▶ [PROBLEM DESCRIPTION]
Tally every line of the listing where the string "draw" is found, and state the total alone.

(A run of records)
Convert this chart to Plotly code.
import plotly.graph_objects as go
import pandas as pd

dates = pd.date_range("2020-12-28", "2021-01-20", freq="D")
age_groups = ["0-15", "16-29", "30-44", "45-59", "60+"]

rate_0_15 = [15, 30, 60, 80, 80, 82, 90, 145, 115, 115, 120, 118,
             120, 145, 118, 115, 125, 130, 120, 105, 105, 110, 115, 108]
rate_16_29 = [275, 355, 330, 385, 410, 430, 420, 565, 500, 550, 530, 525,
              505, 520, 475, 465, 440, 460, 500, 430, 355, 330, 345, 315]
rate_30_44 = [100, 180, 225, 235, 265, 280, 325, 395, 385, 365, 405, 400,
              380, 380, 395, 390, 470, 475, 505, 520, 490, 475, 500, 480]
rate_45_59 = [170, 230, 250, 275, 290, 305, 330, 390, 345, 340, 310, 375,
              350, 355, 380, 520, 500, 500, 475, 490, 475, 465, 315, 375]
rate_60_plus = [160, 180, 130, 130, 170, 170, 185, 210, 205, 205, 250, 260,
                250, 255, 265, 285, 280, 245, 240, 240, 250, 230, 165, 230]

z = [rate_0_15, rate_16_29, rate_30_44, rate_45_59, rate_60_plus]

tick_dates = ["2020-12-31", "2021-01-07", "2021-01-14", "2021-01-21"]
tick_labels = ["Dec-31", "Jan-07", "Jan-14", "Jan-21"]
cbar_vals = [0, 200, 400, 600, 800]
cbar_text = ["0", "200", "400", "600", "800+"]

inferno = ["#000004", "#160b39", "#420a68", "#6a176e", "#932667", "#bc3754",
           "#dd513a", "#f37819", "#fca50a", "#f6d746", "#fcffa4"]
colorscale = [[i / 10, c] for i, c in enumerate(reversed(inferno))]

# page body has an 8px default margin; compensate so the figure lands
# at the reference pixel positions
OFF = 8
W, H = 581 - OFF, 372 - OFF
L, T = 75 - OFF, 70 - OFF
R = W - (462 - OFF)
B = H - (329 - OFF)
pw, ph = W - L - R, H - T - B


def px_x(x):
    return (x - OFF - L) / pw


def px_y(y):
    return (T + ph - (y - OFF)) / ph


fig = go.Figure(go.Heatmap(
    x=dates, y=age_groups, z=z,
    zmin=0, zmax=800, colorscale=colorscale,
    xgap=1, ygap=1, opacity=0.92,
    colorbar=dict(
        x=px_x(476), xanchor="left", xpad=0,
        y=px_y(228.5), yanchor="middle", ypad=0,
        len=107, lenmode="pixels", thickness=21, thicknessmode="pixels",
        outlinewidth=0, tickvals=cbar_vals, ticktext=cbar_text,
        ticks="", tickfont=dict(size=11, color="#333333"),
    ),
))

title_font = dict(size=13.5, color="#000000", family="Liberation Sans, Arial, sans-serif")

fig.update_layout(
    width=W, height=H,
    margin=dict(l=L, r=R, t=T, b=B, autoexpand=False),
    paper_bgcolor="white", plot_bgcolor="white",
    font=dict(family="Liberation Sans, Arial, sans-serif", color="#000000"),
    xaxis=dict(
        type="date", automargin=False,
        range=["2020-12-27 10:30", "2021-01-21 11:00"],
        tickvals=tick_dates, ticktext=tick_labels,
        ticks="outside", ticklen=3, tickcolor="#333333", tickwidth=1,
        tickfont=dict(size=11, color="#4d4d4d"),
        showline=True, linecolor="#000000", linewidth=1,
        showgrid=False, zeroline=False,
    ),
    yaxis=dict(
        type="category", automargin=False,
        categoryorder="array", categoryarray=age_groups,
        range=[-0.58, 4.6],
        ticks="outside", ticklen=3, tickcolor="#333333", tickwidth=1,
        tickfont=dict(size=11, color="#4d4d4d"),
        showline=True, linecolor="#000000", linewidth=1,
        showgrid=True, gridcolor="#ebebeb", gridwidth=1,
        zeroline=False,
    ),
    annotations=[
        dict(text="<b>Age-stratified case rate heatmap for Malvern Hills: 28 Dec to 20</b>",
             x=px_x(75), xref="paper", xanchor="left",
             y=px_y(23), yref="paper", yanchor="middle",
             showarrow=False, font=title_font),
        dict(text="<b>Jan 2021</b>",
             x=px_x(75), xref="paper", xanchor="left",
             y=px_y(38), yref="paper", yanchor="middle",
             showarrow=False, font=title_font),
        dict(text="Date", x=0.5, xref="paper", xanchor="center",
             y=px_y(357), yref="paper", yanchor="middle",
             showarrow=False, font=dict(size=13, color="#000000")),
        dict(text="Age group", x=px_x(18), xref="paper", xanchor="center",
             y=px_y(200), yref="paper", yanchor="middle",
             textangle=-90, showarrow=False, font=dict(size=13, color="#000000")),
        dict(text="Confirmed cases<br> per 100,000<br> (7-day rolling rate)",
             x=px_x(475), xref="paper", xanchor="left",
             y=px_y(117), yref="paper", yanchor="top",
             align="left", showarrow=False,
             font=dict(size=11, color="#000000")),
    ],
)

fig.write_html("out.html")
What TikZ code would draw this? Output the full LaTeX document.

---

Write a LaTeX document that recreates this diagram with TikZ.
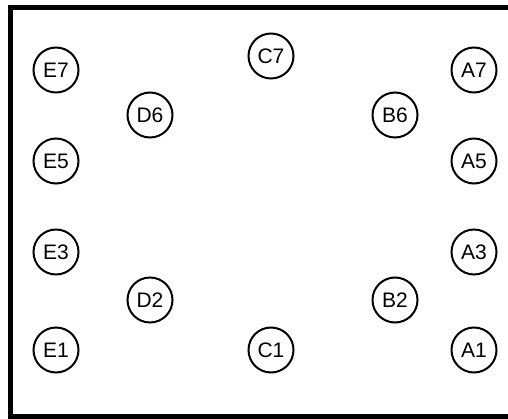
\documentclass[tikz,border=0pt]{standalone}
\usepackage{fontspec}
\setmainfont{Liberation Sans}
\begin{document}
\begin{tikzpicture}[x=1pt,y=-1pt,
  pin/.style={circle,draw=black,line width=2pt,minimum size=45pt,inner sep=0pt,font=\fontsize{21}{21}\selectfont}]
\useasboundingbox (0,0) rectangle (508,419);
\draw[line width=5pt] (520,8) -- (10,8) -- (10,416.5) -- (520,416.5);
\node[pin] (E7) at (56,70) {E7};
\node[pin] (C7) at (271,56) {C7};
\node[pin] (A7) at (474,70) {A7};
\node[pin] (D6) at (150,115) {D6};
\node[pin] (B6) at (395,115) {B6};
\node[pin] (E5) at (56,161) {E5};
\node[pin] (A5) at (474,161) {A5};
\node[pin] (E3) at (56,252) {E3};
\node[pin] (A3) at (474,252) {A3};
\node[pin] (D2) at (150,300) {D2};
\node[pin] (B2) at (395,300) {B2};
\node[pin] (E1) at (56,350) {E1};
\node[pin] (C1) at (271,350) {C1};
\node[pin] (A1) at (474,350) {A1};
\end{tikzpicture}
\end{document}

▶ [CORRECT RESPONSE]
3